Com os últimos números de outubro, referentes à inflação, de uma coisa estamos agora cientes: acabou a era da inflação baixa.

Não deixa de ser arrepiante o discurso de alguns banqueiros centrais, sobre o alegado caráter temporário deste disparar dos valores da inflação. Eles, que inundaram o mundo com dinheiro grátis, substituindo-se na tomada de decisões aos políticos eleitos, conscientes que estavam dos efeitos de suas ações sobre o emprego, investimento, aforro, estabilidade do setor financeiro, curiosamente parecem agora ter sido apanhados de surpresa pelas suas ações.

Os mercados das obrigações, livres de restrições políticas ou de efeitos de halo das decisões dos banqueiros centrais, têm sido razoavelmente assertivos: acreditam que nos próximos anos as metas de inflação dos bancos centrais serão ultrapassadas, ainda que sem uma perda total de controlo.

Mostram também que acreditam que a economia alemã, após uma década de deflação, entrou num ciclo de inflação alta. E que tal padrão poderá ser o novo normal das restantes economias da União Europeia. E isto explica o motivo pelo qual em sede de concertação social, na mesma nação locomotiva da Europa, se discutem aumentos das cláusulas de expressão pecuniária do trabalho na ordem dos 5%. Sim, caro leitor, leu bem.

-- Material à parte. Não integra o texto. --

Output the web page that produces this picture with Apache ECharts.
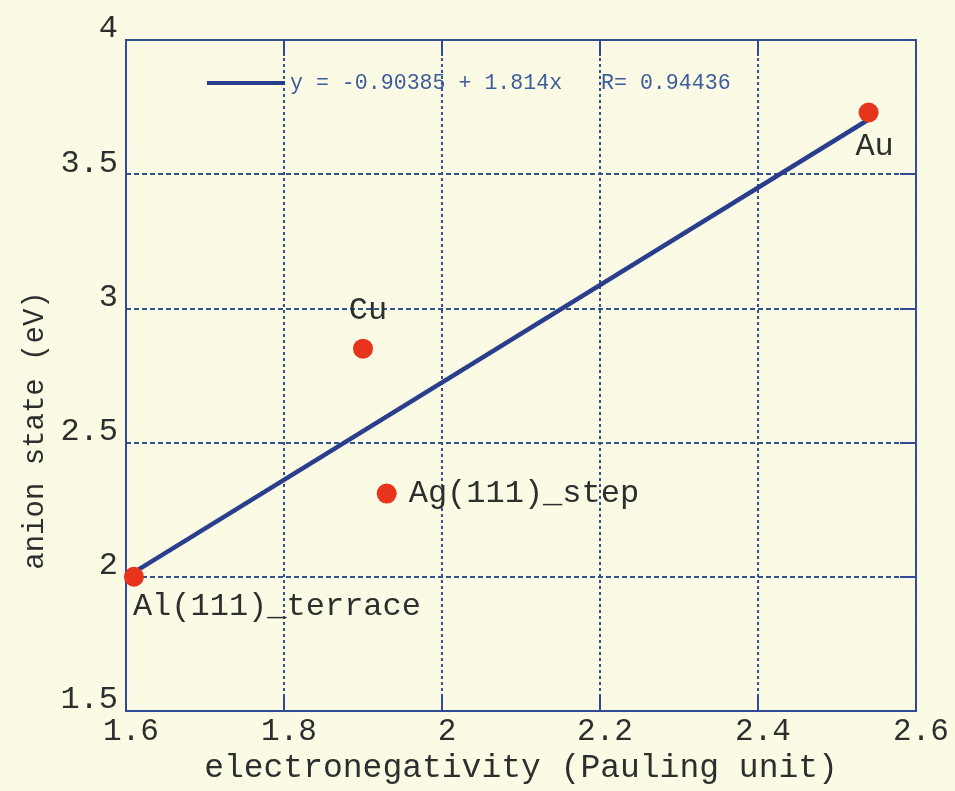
<!DOCTYPE html>
<html>
<head>
<meta charset="utf-8">
<script src="https://cdn.jsdelivr.net/npm/echarts@6/dist/echarts.min.js"></script>
<style>
  html, body { margin: 0; padding: 0; background: #fbfbe5; }
  #chart { width: 955px; height: 791px; }
</style>
</head>
<body>
<div id="chart"></div>
<script>
// Anion-state energy versus Pauling electronegativity of the substrate metal
const metals = ['Al(111)_terrace', 'Cu', 'Ag(111)_step', 'Au'];
const electronegativity = [1.61, 1.90, 1.93, 2.54];
const anionState = [2.00, 2.85, 2.31, 3.73];

// Linear fit reported on the chart
const fitIntercept = -0.90385;
const fitSlope = 1.814;
const fitR = 0.94436;

const xTicks = { min: 1.6, max: 2.6, step: 0.2 };
const yTicks = { min: 1.5, max: 4, step: 0.5 };

const FONT = '"Liberation Mono", "DejaVu Sans Mono", monospace';
const BLUE = '#304c96';
const GRID = '#34518f';
const TEXT = '#2e2e2e';

const fitName = 'y = ' + fitIntercept + ' + ' + fitSlope + 'x   R= ' + fitR;
const xLo = Math.min(...electronegativity);
const xHi = Math.max(...electronegativity);
const fitLine = [xLo, xHi].map(x => [x, fitIntercept + fitSlope * x]);

const labelPlacement = {
  'Al(111)_terrace': { position: [9, 24], align: 'left', verticalAlign: 'top' },
  'Cu': { position: 'top', distance: 12, offset: [5, 0] },
  'Ag(111)_step': { position: 'right', distance: 12 },
  'Au': { position: 'bottom', distance: 8, offset: [6, 0] }
};

const points = metals.map((m, i) => ({
  name: m,
  value: [electronegativity[i], anionState[i]],
  label: labelPlacement[m]
}));

const chart = echarts.init(document.getElementById('chart'));

const tickStyle = { inside: true, length: 16, lineStyle: { color: BLUE, width: 2 } };

chart.setOption({
  backgroundColor: '#fbfbe5',
  animation: false,
  grid: {
    left: 126, right: 39, top: 40, bottom: 80,
    show: true, borderColor: BLUE, borderWidth: 2, backgroundColor: 'transparent'
  },
  legend: {
    data: [fitName],
    icon: 'rect',
    left: 202, top: 67,
    itemWidth: 78, itemHeight: 4, itemGap: 5,
    textStyle: { fontFamily: FONT, fontSize: 21.6, color: '#3d5c9c' }
  },
  xAxis: [{
    type: 'value',
    min: xTicks.min, max: xTicks.max, interval: xTicks.step,
    position: 'bottom',
    name: 'electronegativity (Pauling unit)',
    nameLocation: 'middle', nameGap: 40,
    nameTextStyle: { fontFamily: FONT, fontSize: 33, color: TEXT },
    axisLine: { show: true, lineStyle: { color: BLUE, width: 2 } },
    axisTick: tickStyle,
    axisLabel: { fontFamily: FONT, fontSize: 31, color: TEXT, margin: 5, padding: [0, 0, 0, 10] },
    splitLine: { show: true, lineStyle: { color: GRID, width: 2, type: [3, 3] } }
  }, {
    type: 'value',
    min: xTicks.min, max: xTicks.max, interval: xTicks.step,
    position: 'top',
    axisLine: { show: false },
    axisTick: tickStyle,
    axisLabel: { show: false },
    splitLine: { show: false }
  }],
  yAxis: [{
    type: 'value',
    min: yTicks.min, max: yTicks.max, interval: yTicks.step,
    position: 'left',
    name: 'anion state (eV)',
    nameLocation: 'middle', nameGap: 74,
    nameTextStyle: { fontFamily: FONT, fontSize: 29, color: TEXT, padding: [0, 110, 0, 0] },
    axisLine: { show: true, lineStyle: { color: BLUE, width: 2 } },
    axisTick: { show: false },
    axisLabel: { fontFamily: FONT, fontSize: 32, color: TEXT, margin: 8, verticalAlign: 'bottom', padding: [0, 0, -5, 0] },
    splitLine: { show: true, lineStyle: { color: GRID, width: 1.8, type: [5, 3] } }
  }, {
    type: 'value',
    min: yTicks.min, max: yTicks.max, interval: yTicks.step,
    position: 'right',
    axisLine: { show: false },
    axisTick: tickStyle,
    axisLabel: { show: false },
    splitLine: { show: false }
  }],
  series: [{
    name: fitName,
    type: 'line',
    data: fitLine,
    symbol: 'none',
    lineStyle: { color: '#2b3e8e', width: 4.5 },
    itemStyle: { color: '#2b3e8e' },
    z: 3
  }, {
    name: 'metals',
    type: 'scatter',
    data: points,
    symbolSize: 20,
    itemStyle: { color: '#e8341c', opacity: 1 },
    label: {
      show: true,
      formatter: p => p.name,
      fontFamily: FONT, fontSize: 32, color: TEXT
    },
    z: 4
  }]
});
</script>
</body>
</html>
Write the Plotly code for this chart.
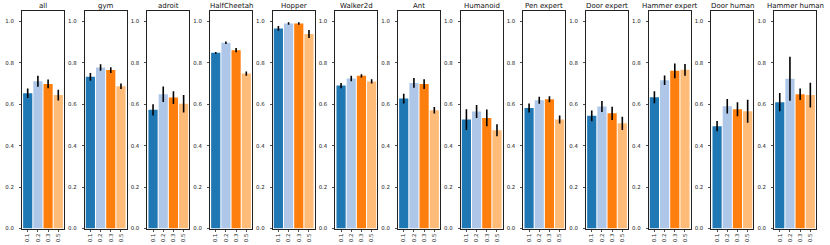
import plotly.graph_objects as go

panels = ["all", "gym", "adroit", "HalfCheetah", "Hopper", "Walker2d", "Ant",
          "Humanoid", "Pen expert", "Door expert", "Hammer expert", "Door human", "Hammer human"]
categories = ["0.1", "0.2", "0.3", "0.5"]
colors = ["#1f77b4", "#aec7e8", "#ff7f0e", "#ffbb78"]

means = [
    [0.653, 0.711, 0.698, 0.644],
    [0.732, 0.777, 0.765, 0.687],
    [0.573, 0.648, 0.632, 0.602],
    [0.848, 0.897, 0.861, 0.748],
    [0.966, 0.990, 0.990, 0.939],
    [0.690, 0.724, 0.737, 0.710],
    [0.627, 0.703, 0.697, 0.571],
    [0.526, 0.565, 0.534, 0.474],
    [0.582, 0.619, 0.624, 0.526],
    [0.544, 0.589, 0.556, 0.508],
    [0.634, 0.716, 0.761, 0.766],
    [0.494, 0.590, 0.576, 0.566],
    [0.610, 0.723, 0.648, 0.644],
]
errors = [
    [0.023, 0.027, 0.021, 0.026],
    [0.019, 0.016, 0.014, 0.013],
    [0.027, 0.037, 0.031, 0.042],
    [0.004, 0.006, 0.010, 0.010],
    [0.011, 0.006, 0.006, 0.019],
    [0.013, 0.013, 0.008, 0.010],
    [0.024, 0.024, 0.023, 0.016],
    [0.050, 0.031, 0.040, 0.029],
    [0.022, 0.017, 0.015, 0.019],
    [0.026, 0.027, 0.032, 0.032],
    [0.029, 0.023, 0.036, 0.028],
    [0.025, 0.035, 0.034, 0.056],
    [0.044, 0.106, 0.028, 0.060],
]
yticks = [0.0, 0.2, 0.4, 0.6, 0.8, 1.0]

W, H = 830, 245
first_left = 22.0
pitch = 62.67
pw = 42.0
y_bottom_px = 228.5
y_top_px = 11.0

fig = go.Figure()
font = "DejaVu Sans"
for i, name in enumerate(panels):
    sfx = "" if i == 0 else str(i + 1)
    fig.add_trace(go.Bar(
        x=categories, y=means[i],
        marker=dict(color=colors, line=dict(width=0)),
        error_y=dict(type="data", array=errors[i], color="black", thickness=1.6, width=0),
        xaxis="x" + sfx, yaxis="y" + sfx, showlegend=False, hoverinfo="skip",
    ))
    left = first_left + i * pitch
    dom_x = [left / W, (left + pw) / W]
    dom_y = [(H - y_bottom_px) / H, (H - y_top_px) / H]
    fig.layout["xaxis" + sfx] = dict(
        domain=dom_x, anchor="y" + sfx, type="category",
        categoryorder="array", categoryarray=categories,
        range=[-0.56, 3.56], tickangle=-90,
        ticks="outside", ticklen=2, tickwidth=0.8, tickcolor="#222",
        tickfont=dict(family=font, size=5.4, color="#222"),
        showline=True, mirror=True, linecolor="#222", linewidth=1,
        showgrid=False, zeroline=False, automargin=False, fixedrange=True,
    )
    fig.layout["yaxis" + sfx] = dict(
        domain=dom_y, anchor="x" + sfx, range=[0, 1.05],
        tickvals=yticks, ticktext=[f"{v:.1f}" for v in yticks],
        ticks="outside", ticklen=2, tickwidth=0.8, tickcolor="#222",
        ticklabelstandoff=4,
        tickfont=dict(family=font, size=5.4, color="#222"),
        showline=True, mirror=True, linecolor="#222", linewidth=1,
        showgrid=False, zeroline=False, automargin=False, fixedrange=True,
    )
    fig.add_annotation(
        text=name, x=(left + pw / 2) / W, y=(H - 5.5) / H,
        xref="paper", yref="paper", showarrow=False,
        xanchor="center", yanchor="middle",
        font=dict(family=font, size=7, color="#111"),
    )

fig.update_layout(
    width=W, height=H, margin=dict(l=0, r=0, t=0, b=0),
    paper_bgcolor="white", plot_bgcolor="white",
    bargap=0.1, showlegend=False,
)
fig.write_html(
    "out.html",
    config={"displayModeBar": False, "staticPlot": True},
    post_script="document.body.style.margin='0';document.body.style.overflow='hidden';",
)
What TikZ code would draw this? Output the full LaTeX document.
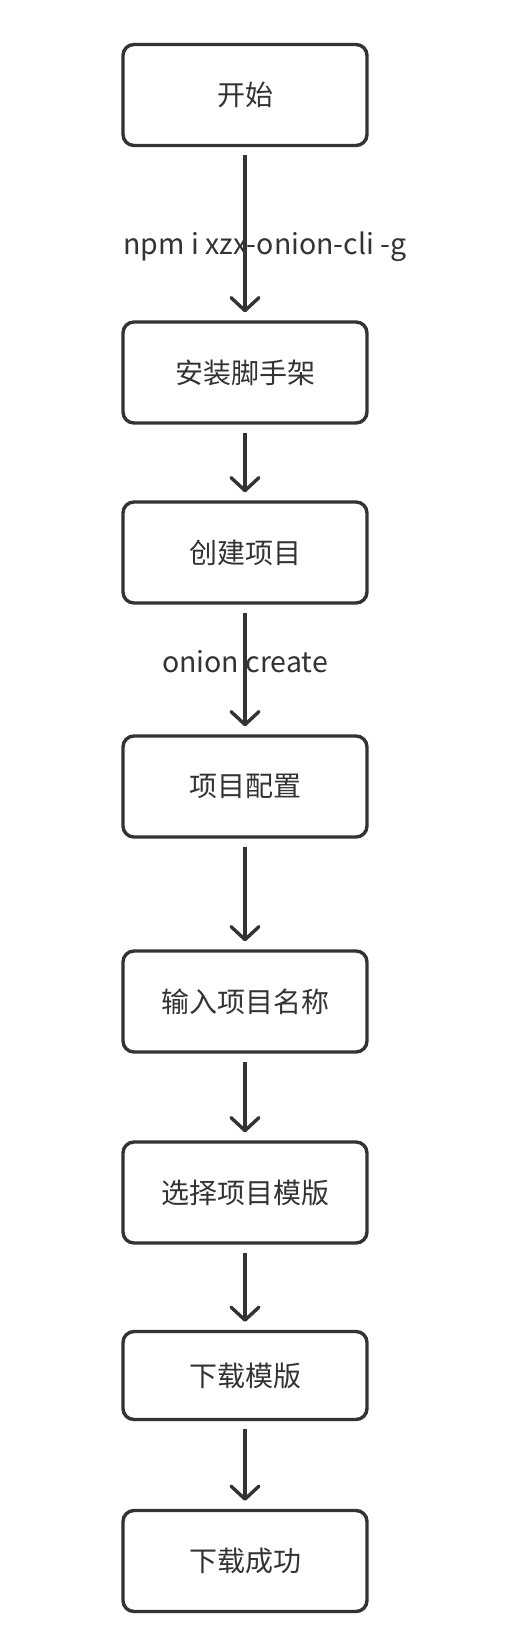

Os dados de outubro mostram ainda que as pressões inflacionistas, até ao início do verão muito associadas ao reabrir da economia, agora se espalharam por um leque alargado de setores, de categorias de produtos e de alguns serviços. Já não estamos apenas no domínio da reabertura da economia ou de meros efeitos da base de cálculo.

Acresce que o recente recrudescimento da pandemia continuará a colocar pressão nos preços dos bens, agravando mais ainda os problemas das cadeias de abastecimento locais.

Do que acima se refere decorre que esta realidade inflacionária será tanto mais sentida por todos aqueles que tiverem que se deslocar por meios próprios para trabalhar, precisem de fazer obras em casa ou sofram de um inverno frio com a necessidade de aquecerem as suas residências e os seus locais de trabalho.

Por tudo isto, prestam um mau serviço aqueles que querem fazer acreditar à opinião pública, às famílias, aos aforradores e aos trabalhadores, que a inflação (e a perda de poder de compra) é temporária. Sejamos muito claros. Está em curso uma imensa redistribuição de rendimento pela calada, à boleia desta inflação.